2. The process as in claim 1, wherein the elongated metal product is one of a strip and a profile, having a strip thickness of 1 to 10 mm.

3. The process as in claim 1, wherein the material of the elongated metal product is stainless steel.

4. The process as in claim 1, wherein the material of the elongated metal product is a silicon-containing carbon steel having a silicon content of less than 10%.

5. The process as in claim 1, and further comprising the step of preheating the elongated metal product to a temperature of between ambient temperature and a maximum of 900.degree.

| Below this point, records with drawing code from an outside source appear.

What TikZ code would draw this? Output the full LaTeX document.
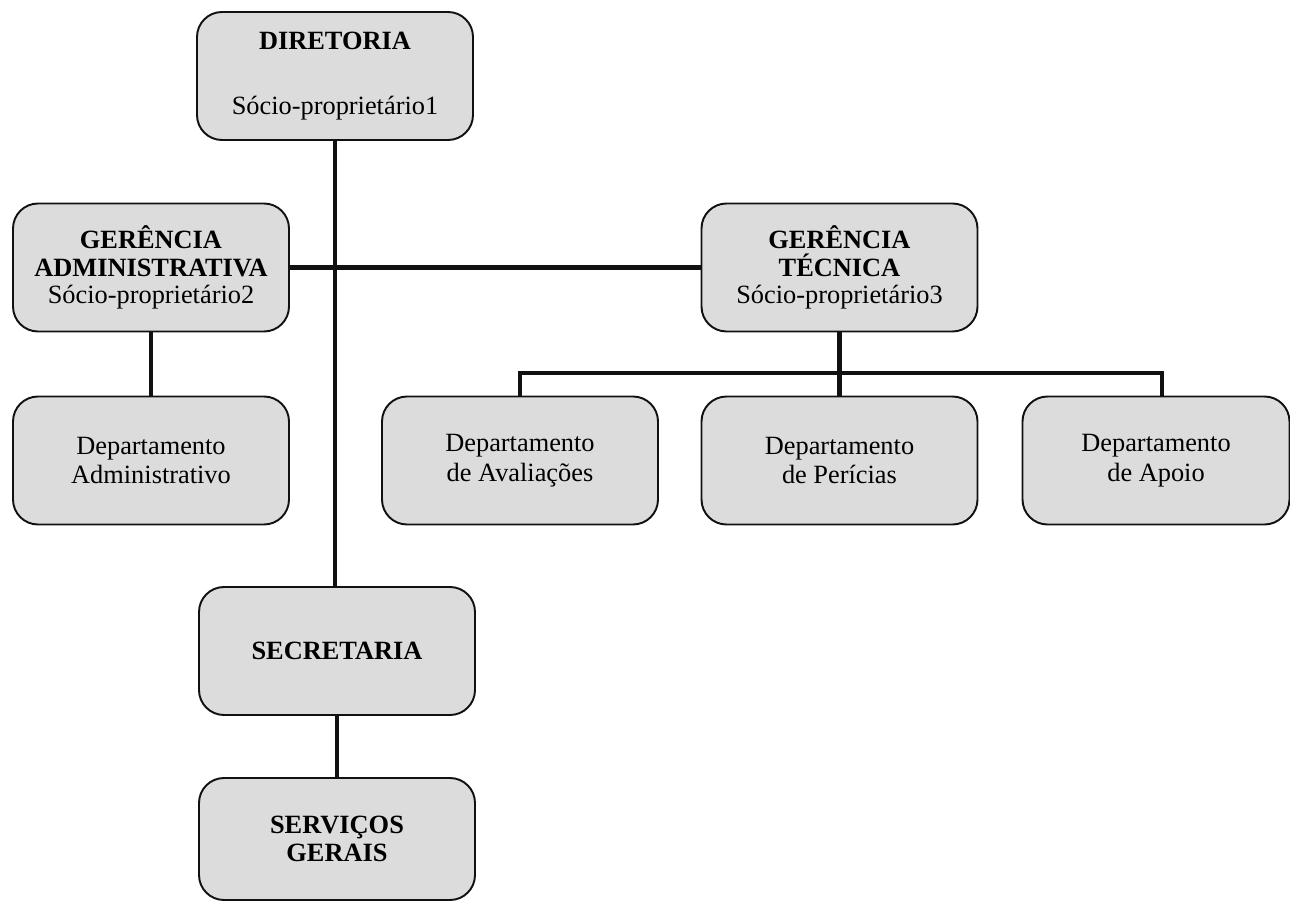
\documentclass[tikz,border=0pt]{standalone}
\usepackage{fontspec}
\setmainfont{Liberation Serif}
\usepackage{tikz}
\usepackage{xcolor}
\usetikzlibrary{positioning,calc}
\definecolor{ink}{HTML}{111111}
\definecolor{boxgray}{HTML}{DCDCDC}
\tikzset{
  orgbox/.style={draw=ink,fill=boxgray,line width=1.1pt,rounded corners=0.5cm,
                 minimum width=5.52cm,minimum height=2.56cm,
                 align=center,inner sep=3pt,
                 font=\fontsize{15pt}{17pt}\selectfont},
  headbox/.style={orgbox,font=\fontsize{15pt}{15.6pt}\selectfont},
  orgline/.style={draw=ink,line width=2.8pt}
}

\begin{document}
\begin{tikzpicture}
      \useasboundingbox (0,0) rectangle (25.8,-18.02);

      % top level
      \node[headbox] (dir) at (6.70,-1.52)
        {\textbf{DIRETORIA}\\[21pt] Sócio-proprietário1};

      % managers
      \node[headbox] (gadm) at (3.02,-5.35)
        {\textbf{GERÊNCIA}\\ \textbf{ADMINISTRATIVA}\\ Sócio-proprietário2};
      \node[headbox] (gtec) at (16.79,-5.35)
        {\textbf{GERÊNCIA}\\ \textbf{TÉCNICA}\\ Sócio-proprietário3};

      % departments
      \node[orgbox] (dadm) at (3.02,-9.21) {Departamento\\ Administrativo};
      \node[orgbox] (daval) at (10.40,-9.21) {Departamento\\ de Avaliações};
      \node[orgbox] (dper) at (16.79,-9.21) {Departamento\\ de Perícias};
      \node[orgbox,minimum width=5.34cm] (dapo) at (23.12,-9.21) {Departamento\\ de Apoio};

      % support
      \node[headbox] (sec) at (6.74,-13.02) {\textbf{SECRETARIA}};
      \node[headbox,minimum height=2.44cm] (serv) at (6.74,-16.78)
        {\textbf{SERVIÇOS}\\ \textbf{GERAIS}};

      \coordinate (bus) at (16.79,-7.46);

      % connectors
      \draw[orgline] (dir.south) -- (dir.south |- sec.north);
      \draw[orgline] (gadm.east) -- (gtec.west);
      \draw[orgline] (gadm.south) -- (dadm.north);
      \draw[orgline] (gtec.south) -- (dper.north);
      \draw[orgline] (daval.north) |- (bus) -| ($(dapo.north)+(0.12,0)$);
      \draw[orgline] (sec.south) -- (serv.north);
    \end{tikzpicture}
\end{document}
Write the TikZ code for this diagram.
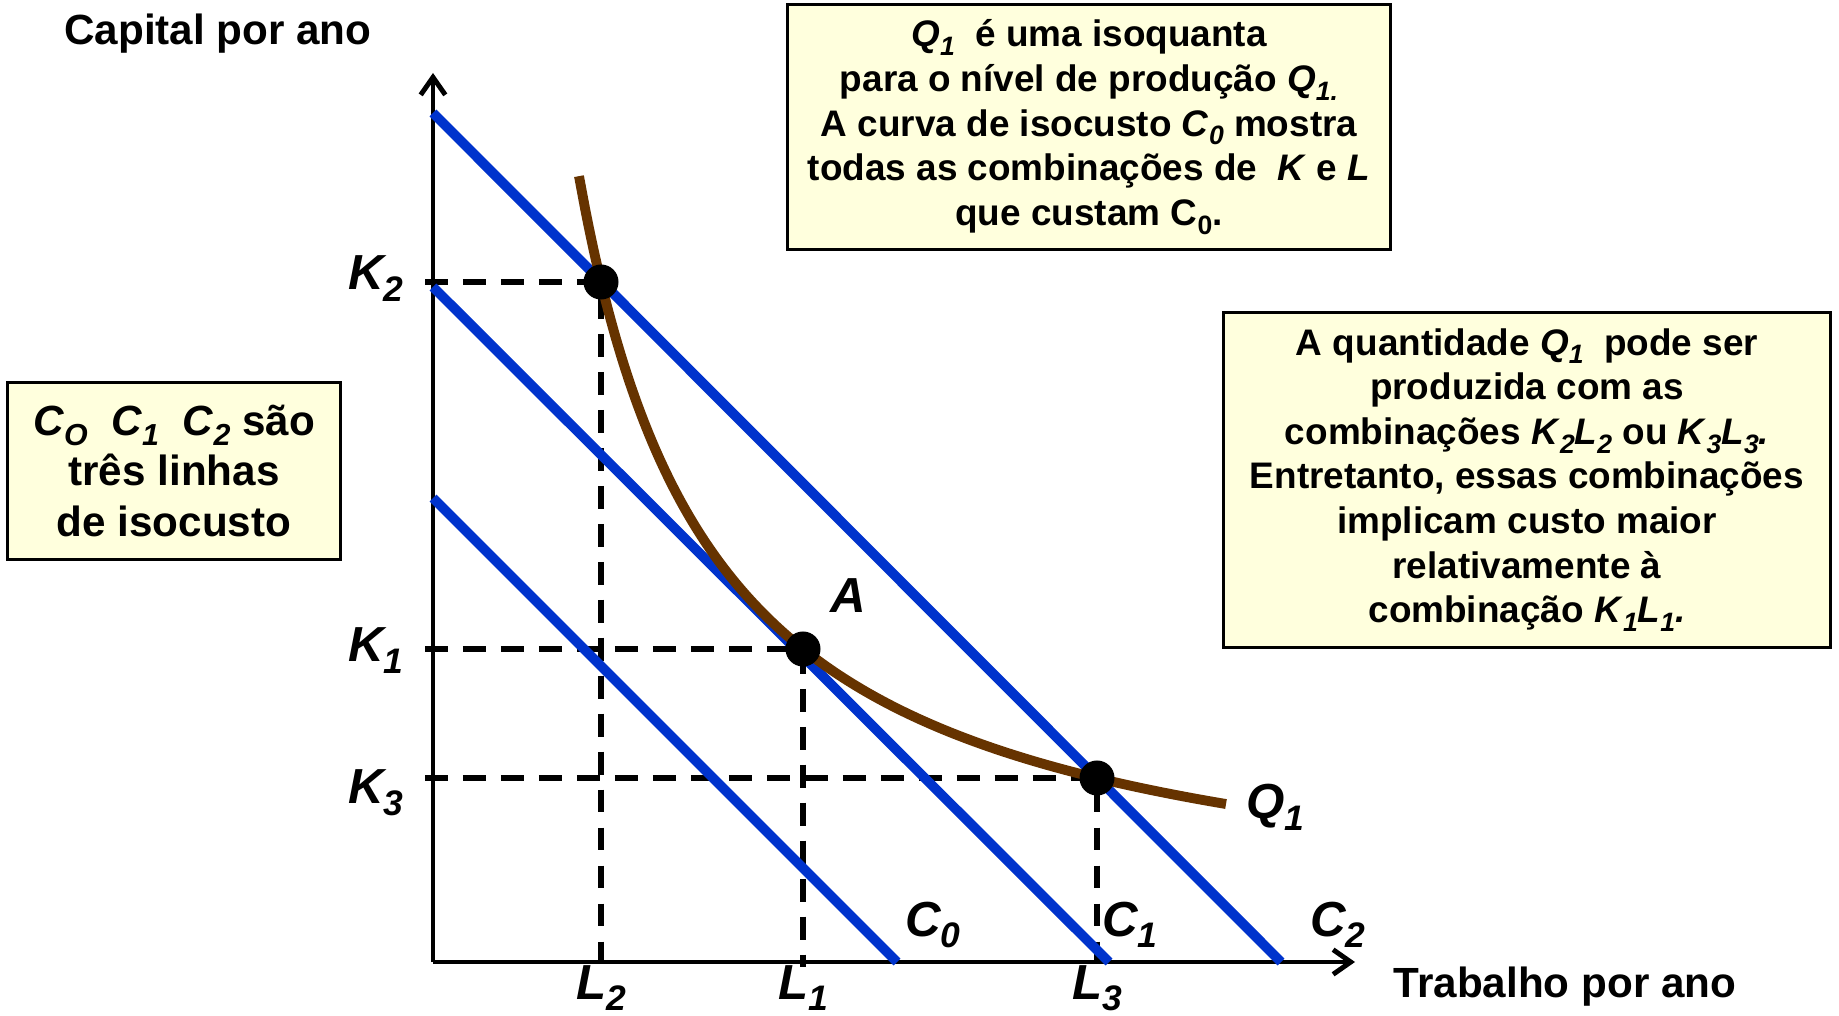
\documentclass[tikz,border=0pt]{standalone}
\usepackage{fontspec}
\setmainfont{Liberation Sans}
\usetikzlibrary{arrows.meta,calc}

\definecolor{costblue}{RGB}{0,51,204}
\definecolor{isobrown}{RGB}{102,51,0}
\definecolor{notefill}{RGB}{255,255,221}

% lowered subscript, and italic letter with italic subscript
\newcommand{\lowsub}[1]{\raisebox{-0.45ex}{\scalebox{0.72}{#1}}}
\newcommand{\ix}[2]{\textit{#1}\lowsub{\textit{#2}}}

\begin{document}
\begin{tikzpicture}[x=0.01cm, y=-0.01cm,
    axis/.style={line width=1.4pt, -{Straight Barb[length=5pt,width=7pt]}},
    isocost/.style={costblue, line width=2.8pt},
    isoquant/.style={isobrown, line width=2.8pt},
    guide/.style={line width=1.6pt, dash pattern=on 6.5pt off 4.3pt},
    dot/.style={circle, fill=black, inner sep=0pt, minimum size=0.35cm},
    lab/.style={font=\fontsize{14}{16}\selectfont\bfseries\itshape, inner sep=0pt},
    title/.style={font=\fontsize{12}{14}\selectfont\bfseries, inner sep=0pt},
    note/.style={draw, line width=0.8pt, fill=notefill, align=center, inner sep=0pt,
        font=\fontsize{10.5}{12.7}\selectfont\bfseries}]

    \useasboundingbox (0,0) rectangle (1839,1016);

    % Define the axes
    \coordinate (O) at (433,962);
    \coordinate (Ytop) at (433,73);
    \coordinate (Xend) at (1355,962);

    % Define the isocost lines
    \coordinate (C0a) at (433,498);
    \coordinate (C0b) at (897,962);
    \coordinate (C1a) at (433,287);
    \coordinate (C1b) at (1109,962);
    \coordinate (C2a) at (433,113);
    \coordinate (C2b) at (1281,962);

    % Define the points on the isoquant
    \coordinate (P2) at (601,282);
    \coordinate (A) at (803,649);
    \coordinate (P3) at (1097,778);

    % Draw the dashed guides
    \draw[guide] ($(O|-P2)+(-8,0)$) -- (P2) -- (P2|-O);
    \draw[guide] ($(O|-A)+(-8,0)$) -- (A) -- ($(A|-O)+(0,5)$);
    \draw[guide] ($(O|-P3)+(-8,0)$) -- (P3) -- (P3|-O);

    % Draw the axes
    \draw[axis] (O) -- (Ytop);
    \draw[axis] (O) -- (Xend);

    % Draw the isocost lines
    \draw[isocost] (C0a) -- (C0b);
    \draw[isocost] (C1a) -- (C1b);
    \draw[isocost] (C2a) -- (C2b);

    % Draw the isoquant (hyperbola through P2, A and P3)
    \draw[isoquant] plot[domain=146:793, samples=90, smooth]
        ({433+\x}, {935.9-1032.48/((\x-10.1)/100)});

    % Draw the points
    \node[dot] (dot2) at (P2) {};
    \node[dot] (dot1) at (A) {};
    \node[dot] (dot3) at (P3) {};

    % Place the labels
    \node[lab, anchor=base east] (k2) at (404,290) {\ix{K}{2}};
    \node[lab, anchor=base east] (k1) at (404,662) {\ix{K}{1}};
    \node[lab, anchor=base east] (k3) at (404,804) {\ix{K}{3}};
    \node[lab, anchor=base] (l2) at (601,999) {\ix{L}{2}};
    \node[lab, anchor=base] (l1) at (803,999) {\ix{L}{1}};
    \node[lab, anchor=base] (l3) at (1097,999) {\ix{L}{3}};
    \node[lab, anchor=base] (c0) at (933,936) {\ix{C}{0}};
    \node[lab, anchor=base] (c1) at (1130,936) {\ix{C}{1}};
    \node[lab, anchor=base] (c2) at (1338,936) {\ix{C}{2}};
    \node[lab, anchor=base] (q1) at (1275,819) {\ix{Q}{1}};
    \node[lab, anchor=base] (alab) at (848,613) {A};

    % Axis titles
    \node[title, anchor=base] (ytitle) at (218,45) {Capital por ano};
    \node[title, anchor=base] (xtitle) at (1565,998) {Trabalho por ano};

    % Notes
    \node[note, minimum width=6.02cm, minimum height=2.45cm] (note1) at (1089,127)
        {\ix{Q}{1}\ \ é uma isoquanta\\
         para o nível de produção \ix{Q}{1.}\\
         A curva de isocusto \ix{C}{0} mostra\\
         todas as combinações de \ \textit{K} e \textit{L}\\
         que custam C\lowsub{0}.};
    \node[note, minimum width=6.06cm, minimum height=3.34cm] (note2) at (1527,480)
        {A quantidade \ix{Q}{1}\ \ pode ser\\
         produzida com as\\
         combinações \ix{K}{2}\ix{L}{2} ou \ix{K}{3}\ix{L}{3}\textit{.}\\
         Entretanto, essas combinações\\
         implicam custo maior\\
         relativamente à\\
         combinação \ix{K}{1}\ix{L}{1}\textit{.}};
    \node[note, minimum width=3.32cm, minimum height=1.77cm,
        font=\fontsize{12}{14.5}\selectfont\bfseries] (note3) at (174,471)
        {\ix{C}{O}\ \ \ix{C}{1}\ \ \ix{C}{2} são\\
         três linhas\\
         de isocusto};

\end{tikzpicture}
\end{document}
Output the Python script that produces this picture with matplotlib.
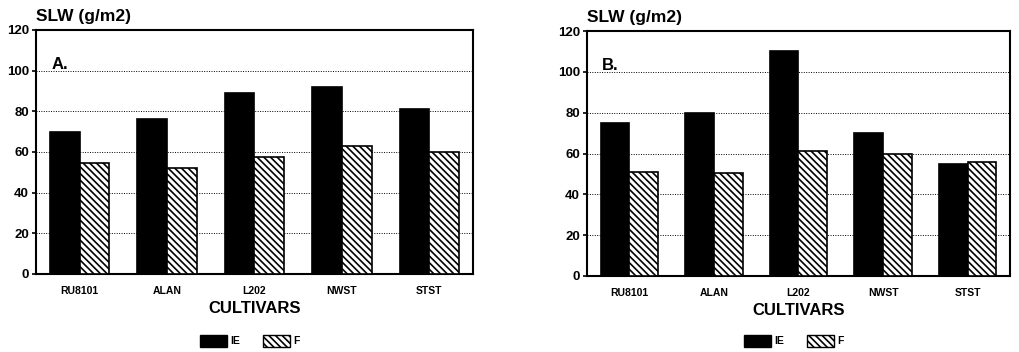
import matplotlib
matplotlib.use("Agg")
import matplotlib.pyplot as plt
from matplotlib.patches import Patch
import numpy as np

plt.rcParams['font.family'] = ['Liberation Sans', 'DejaVu Sans']
plt.rcParams['hatch.linewidth'] = 1.2

cultivars = ["RU8101", "ALAN", "L202", "NWST", "STST"]
ie_a = [70, 76, 89, 92, 81]
f_a = [54.5, 52, 57.5, 63, 60]
ie_b = [75, 80, 110, 70, 55]
f_b = [51, 50.5, 61, 60, 56]
panel_labels = ["A.", "B."]
yticks = [0, 20, 40, 60, 80, 100, 120]

fig = plt.figure(figsize=(10.2, 3.52), dpi=100)
W, H = 1020, 352
boxes = [(36, 30, 473, 274), (587, 31, 1010, 276)]
data = [(ie_a, f_a), (ie_b, f_b)]
HATCH = '\\\\\\\\\\'

for (x0, y0, x1, y1), (ie, f), lab in zip(boxes, data, panel_labels):
    ax = fig.add_axes([x0 / W, 1 - y1 / H, (x1 - x0) / W, (y1 - y0) / H])
    x = np.arange(len(cultivars))
    w = 0.34
    ax.bar(x - w / 2, ie, width=w, color='black', edgecolor='black', linewidth=1.2, zorder=3)
    ax.bar(x + w / 2, f, width=w, color='white', edgecolor='black', hatch=HATCH, linewidth=1.2, zorder=3)
    ax.set_xlim(-0.5, 4.5)
    ax.set_ylim(0, 120)
    ax.set_yticks(yticks)
    ax.set_yticklabels([str(v) for v in yticks], fontsize=9.5, fontweight='bold')
    ax.set_xticks(x)
    ax.set_xticklabels(cultivars, fontsize=7.5, fontweight='bold')
    ax.tick_params(axis='x', length=0, pad=9)
    ax.tick_params(axis='y', length=3, width=1.2, pad=2)
    ax.yaxis.grid(True, linestyle=(0, (1, 1.5)), color='black', linewidth=0.7, zorder=0)
    ax.set_axisbelow(True)
    for s in ax.spines.values():
        s.set_linewidth(1.5)
    ax.set_xlabel("CULTIVARS", fontsize=12, fontweight='bold', labelpad=3)
    ax.text(0.035, 0.86, lab, transform=ax.transAxes, fontsize=12, fontweight='bold', va='center')
    ax.text(0, 1.025, "SLW (g/m2)", transform=ax.transAxes, fontsize=12.5, fontweight='bold',
            ha='left', va='bottom')
    handles = [Patch(facecolor='black', edgecolor='black', label='IE'),
               Patch(facecolor='white', edgecolor='black', hatch=HATCH, label='F')]
    leg = fig.legend(handles=handles, loc='center',
                     bbox_to_anchor=((x0 + x1) / 2 / W - 0.005, 11 / H),
                     ncol=2, frameon=False, fontsize=7.5, handlelength=2.6, handleheight=1.4,
                     columnspacing=2.2, handletextpad=0.3, borderpad=0, borderaxespad=0)
    for t in leg.get_texts():
        t.set_fontweight('bold')

fig.savefig("out.png", dpi=100)
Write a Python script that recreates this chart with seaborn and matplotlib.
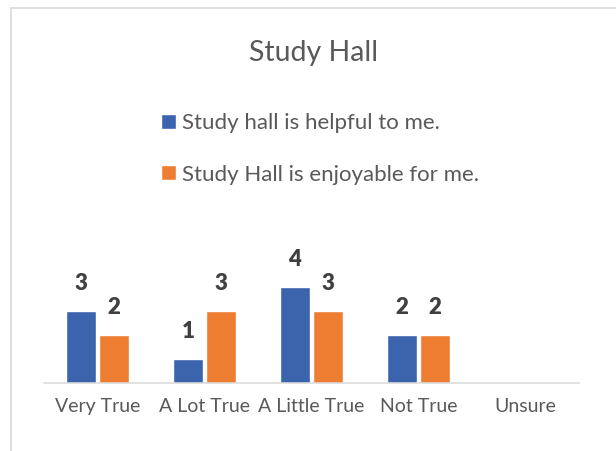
import matplotlib
matplotlib.use("Agg")
import matplotlib.pyplot as plt
import seaborn as sns
import pandas as pd
from matplotlib.lines import Line2D

categories = ["Very True", "A Lot True", "A Little True", "Not True", "Unsure"]
series_names = ["Study hall is helpful to me.", "Study Hall is enjoyable for me."]
helpful = [3, 1, 4, 2, None]
enjoyable = [2, 3, 3, 2, None]
title = "Study Hall"

colors = ["#3B64AD", "#ED7D31"]

rows = []
for name, vals in zip(series_names, [helpful, enjoyable]):
    for c, v in zip(categories, vals):
        if v is not None:
            rows.append({"category": c, "series": name, "value": v})
df = pd.DataFrame(rows)

sns.set_theme(style="white")
plt.rcParams["font.family"] = ["Lato", "DejaVu Sans"]

fig = plt.figure(figsize=(6.16, 4.51), dpi=100)
ax = fig.add_axes([44 / 616, (451 - 382.7) / 451, 535 / 616, 143.4 / 451])

sns.barplot(data=df, x="category", y="value", hue="series", order=categories,
            hue_order=series_names, palette=colors, width=0.62, gap=0.12,
            saturation=1, ax=ax, legend=True)

ax.set_ylim(0, 6)
ax.set_xlim(-0.5, len(categories) - 0.5)
ax.set_xlabel("")
ax.set_ylabel("")
ax.set_yticks([])
for s in ["top", "right", "left"]:
    ax.spines[s].set_visible(False)
ax.spines["bottom"].set_color("#D9D9D9")
ax.spines["bottom"].set_linewidth(1.1)
ax.tick_params(axis="x", length=0, pad=11, labelsize=14, labelcolor="#595959")

for cont in ax.containers:
    ax.bar_label(cont, padding=12, fontsize=16, fontweight="heavy", color="#404040")

handles, labels = ax.get_legend_handles_labels()
ax.get_legend().remove()
fig.legend(handles, labels, loc="upper left", bbox_to_anchor=(161 / 616, 1 - 113 / 451),
           frameon=False, fontsize=16, handlelength=0.66, handleheight=0.66,
           handletextpad=0.27, labelspacing=1.42, borderpad=0, borderaxespad=0,
           labelcolor="#595959")

fig.text(314 / 616, 1 - 53 / 451, title, ha="center", va="center", fontsize=20.5,
         color="#595959")

# chart border (partially cropped)
fig.add_artist(Line2D([11 / 616, 11 / 616], [0, 1 - 8 / 451], transform=fig.transFigure,
                      color="#D9D9D9", lw=1.2))
fig.add_artist(Line2D([11 / 616, 1], [1 - 8 / 451, 1 - 8 / 451], transform=fig.transFigure,
                      color="#D9D9D9", lw=1.2))

fig.savefig("out.png", dpi=100)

C., in dependence on a profile thickness of the elongated metal product.

6. The process as in claim 1, further comprising the step of smoothing a surface of the crystallized metal directly over the melt bath.

7. The process as in claim 1, further comprising the step of rolling the elongated metal product in a hot pass so as to reduce the thickness of the elongated metal product to 20% to 50% of an original thickness of the elongated metal product.

8. The process as in claim 1, wherein the material of the elongated metal product is one of a ferritic steel and an austenitic steel.

9. A process for producing thin metal bars, comprising the steps of:

bringing an elongated metal product into contact with a bath of molten metal so as to crystallize the molten metal, the elongated metal product having a material that is different from the molten metal, wherein one of the elongated metal product and the material of the molten metal is a stainless steel;

setting a temperature of the elongated metal product, a temperature of the molten metal and a dwelling time of the elongated metal product in the molten metal so as to crystallize the molten metal on a surface of the elongated metal product forming a layer of crystallized metal having a thickness of 2% to 20% of a thickness of the elongated metal product; and

protecting a surface of the crystallized metal against oxidation, after leaving the melt bath, until the temperature of the strand is less than 400.degree. C.